While many system administrators are trained to learn how to mitigate historical threats and defend their systems accordingly, the problem is that the automated threat landscape attacks all threat vectors simultaneously.
Administrators must protect all network and data protection vectors but resellers also have a great opportunity to work with their customers to mitigate the risk to any threat vector that could be exposed.
Four trends
Attack surfaces will change As companies move from physical to virtual to public cloud to SaaS, their attack surfaces change accordingly.
An infrastructure upgrade may add multiple attack surfaces, all of which have to be secured.
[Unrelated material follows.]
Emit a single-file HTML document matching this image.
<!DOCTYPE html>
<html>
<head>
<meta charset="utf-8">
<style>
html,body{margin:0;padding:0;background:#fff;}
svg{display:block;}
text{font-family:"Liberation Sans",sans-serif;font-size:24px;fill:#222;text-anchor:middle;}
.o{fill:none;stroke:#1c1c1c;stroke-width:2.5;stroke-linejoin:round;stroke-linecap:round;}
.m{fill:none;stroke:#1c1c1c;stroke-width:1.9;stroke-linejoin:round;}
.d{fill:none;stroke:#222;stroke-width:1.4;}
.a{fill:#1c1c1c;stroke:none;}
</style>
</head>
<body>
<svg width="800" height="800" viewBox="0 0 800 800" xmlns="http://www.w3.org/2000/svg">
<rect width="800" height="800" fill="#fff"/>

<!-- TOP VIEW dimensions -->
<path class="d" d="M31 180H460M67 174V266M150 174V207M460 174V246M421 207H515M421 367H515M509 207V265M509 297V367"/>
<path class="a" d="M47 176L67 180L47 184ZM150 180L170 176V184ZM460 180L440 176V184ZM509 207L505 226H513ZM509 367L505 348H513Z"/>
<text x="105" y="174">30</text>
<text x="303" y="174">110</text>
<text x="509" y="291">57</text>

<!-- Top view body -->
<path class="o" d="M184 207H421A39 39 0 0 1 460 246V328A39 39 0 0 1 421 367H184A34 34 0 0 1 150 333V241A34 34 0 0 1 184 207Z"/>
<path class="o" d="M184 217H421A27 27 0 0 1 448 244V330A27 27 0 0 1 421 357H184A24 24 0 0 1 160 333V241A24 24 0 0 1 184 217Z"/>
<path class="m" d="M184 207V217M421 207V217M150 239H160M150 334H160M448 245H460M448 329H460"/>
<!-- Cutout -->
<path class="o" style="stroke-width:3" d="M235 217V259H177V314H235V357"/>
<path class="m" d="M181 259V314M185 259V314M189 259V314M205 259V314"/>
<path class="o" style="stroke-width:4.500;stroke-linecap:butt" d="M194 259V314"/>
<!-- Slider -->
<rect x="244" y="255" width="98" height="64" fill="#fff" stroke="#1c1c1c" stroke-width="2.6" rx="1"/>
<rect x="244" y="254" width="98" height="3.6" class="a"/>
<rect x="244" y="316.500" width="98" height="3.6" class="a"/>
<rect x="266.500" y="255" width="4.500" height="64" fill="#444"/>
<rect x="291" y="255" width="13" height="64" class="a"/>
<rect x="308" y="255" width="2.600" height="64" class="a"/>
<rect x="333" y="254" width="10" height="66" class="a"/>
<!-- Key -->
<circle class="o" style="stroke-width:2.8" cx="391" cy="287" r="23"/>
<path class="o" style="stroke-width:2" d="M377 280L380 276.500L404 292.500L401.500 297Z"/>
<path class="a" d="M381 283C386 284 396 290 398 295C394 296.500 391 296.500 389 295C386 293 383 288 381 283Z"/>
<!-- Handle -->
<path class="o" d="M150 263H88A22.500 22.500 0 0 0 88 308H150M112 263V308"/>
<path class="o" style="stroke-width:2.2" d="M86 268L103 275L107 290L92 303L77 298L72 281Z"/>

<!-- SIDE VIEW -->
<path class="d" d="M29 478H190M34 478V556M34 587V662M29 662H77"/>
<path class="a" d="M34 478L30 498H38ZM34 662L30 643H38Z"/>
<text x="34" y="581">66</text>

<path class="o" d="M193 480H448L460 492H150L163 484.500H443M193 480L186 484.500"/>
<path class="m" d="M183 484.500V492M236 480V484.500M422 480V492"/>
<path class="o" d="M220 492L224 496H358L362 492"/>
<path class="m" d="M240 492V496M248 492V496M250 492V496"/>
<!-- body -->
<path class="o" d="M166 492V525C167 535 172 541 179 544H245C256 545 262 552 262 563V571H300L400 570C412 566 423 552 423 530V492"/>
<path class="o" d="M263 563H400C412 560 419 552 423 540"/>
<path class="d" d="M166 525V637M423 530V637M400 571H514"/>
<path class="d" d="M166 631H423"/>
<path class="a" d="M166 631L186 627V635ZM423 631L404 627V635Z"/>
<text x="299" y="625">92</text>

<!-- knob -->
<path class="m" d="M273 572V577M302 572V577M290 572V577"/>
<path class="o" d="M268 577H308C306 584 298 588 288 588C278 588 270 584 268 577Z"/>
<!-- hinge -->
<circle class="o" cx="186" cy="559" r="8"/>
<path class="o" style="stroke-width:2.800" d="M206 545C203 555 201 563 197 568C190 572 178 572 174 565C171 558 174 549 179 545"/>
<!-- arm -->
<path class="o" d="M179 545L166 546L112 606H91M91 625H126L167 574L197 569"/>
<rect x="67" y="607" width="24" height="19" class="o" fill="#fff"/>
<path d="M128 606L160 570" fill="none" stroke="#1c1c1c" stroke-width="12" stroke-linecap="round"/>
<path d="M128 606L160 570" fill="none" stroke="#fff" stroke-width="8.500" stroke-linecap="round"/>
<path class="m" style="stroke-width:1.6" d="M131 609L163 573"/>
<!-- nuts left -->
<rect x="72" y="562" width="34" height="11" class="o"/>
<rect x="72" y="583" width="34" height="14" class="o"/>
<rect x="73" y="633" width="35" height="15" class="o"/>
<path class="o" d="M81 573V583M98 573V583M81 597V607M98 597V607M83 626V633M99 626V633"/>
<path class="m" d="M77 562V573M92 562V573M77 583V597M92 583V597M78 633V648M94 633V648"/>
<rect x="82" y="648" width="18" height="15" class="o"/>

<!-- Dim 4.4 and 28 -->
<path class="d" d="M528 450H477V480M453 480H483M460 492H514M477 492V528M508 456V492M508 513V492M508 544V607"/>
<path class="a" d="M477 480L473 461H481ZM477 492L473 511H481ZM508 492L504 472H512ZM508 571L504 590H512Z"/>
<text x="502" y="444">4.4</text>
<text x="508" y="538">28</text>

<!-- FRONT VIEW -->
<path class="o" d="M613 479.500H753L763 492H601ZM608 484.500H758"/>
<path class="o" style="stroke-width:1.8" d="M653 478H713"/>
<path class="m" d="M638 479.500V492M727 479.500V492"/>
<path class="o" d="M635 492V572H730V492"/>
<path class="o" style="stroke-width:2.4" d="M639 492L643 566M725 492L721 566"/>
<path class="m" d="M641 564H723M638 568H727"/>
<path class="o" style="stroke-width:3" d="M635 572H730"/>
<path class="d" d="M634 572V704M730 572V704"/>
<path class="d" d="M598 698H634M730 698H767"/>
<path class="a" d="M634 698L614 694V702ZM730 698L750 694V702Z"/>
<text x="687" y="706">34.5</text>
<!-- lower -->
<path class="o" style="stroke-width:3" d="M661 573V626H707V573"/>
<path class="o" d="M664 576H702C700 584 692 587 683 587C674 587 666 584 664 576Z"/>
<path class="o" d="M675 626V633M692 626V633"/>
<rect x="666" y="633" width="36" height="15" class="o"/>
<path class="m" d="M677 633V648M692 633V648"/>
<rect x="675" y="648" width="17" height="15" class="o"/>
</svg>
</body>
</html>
For example, companies that migrate from an on-site Microsoft Exchange Server to Office 365 have added a new attack surface across multiple threat vectors, including email and web application threat vectors.
Increased attacks related to mobile access and web applications Mobile internet is particularly vulnerable to phishing and social engineering attacks. Mobile devices are constantly moving between secure corporate networks and unsecure home or public Wi-Fi.
A continued rise in web application attacks and DDoS incidents The web application vector is the attack surface that is currently the least understood by most IT administrators and is generally the most exposed.
Many companies attempt to secure this threat vector with the wrong technology, like a network firewall, which can protect Layer 4 protocols and even do deep packet inspection.
However, truly protecting web application layer attacks generally requires terminating the HTTP or HTTPS protocols and often rewriting traffic to identify and mitigate threats.
Just as a network firewall is not designed to stop spam, it is also not designed to stop web application attacks. This type of misunderstanding leaves the threat vector exposed to attack, and gives the administrator a false sense of security.
Any increases in IT security budgets will be insufficient for 'business as usual' Administrators will continue to be required to do more work with fewer resources, and attempts to either 'go without' protections along key threat vectors or to manage a patchwork of disparate security systems will leave their organisations at risk.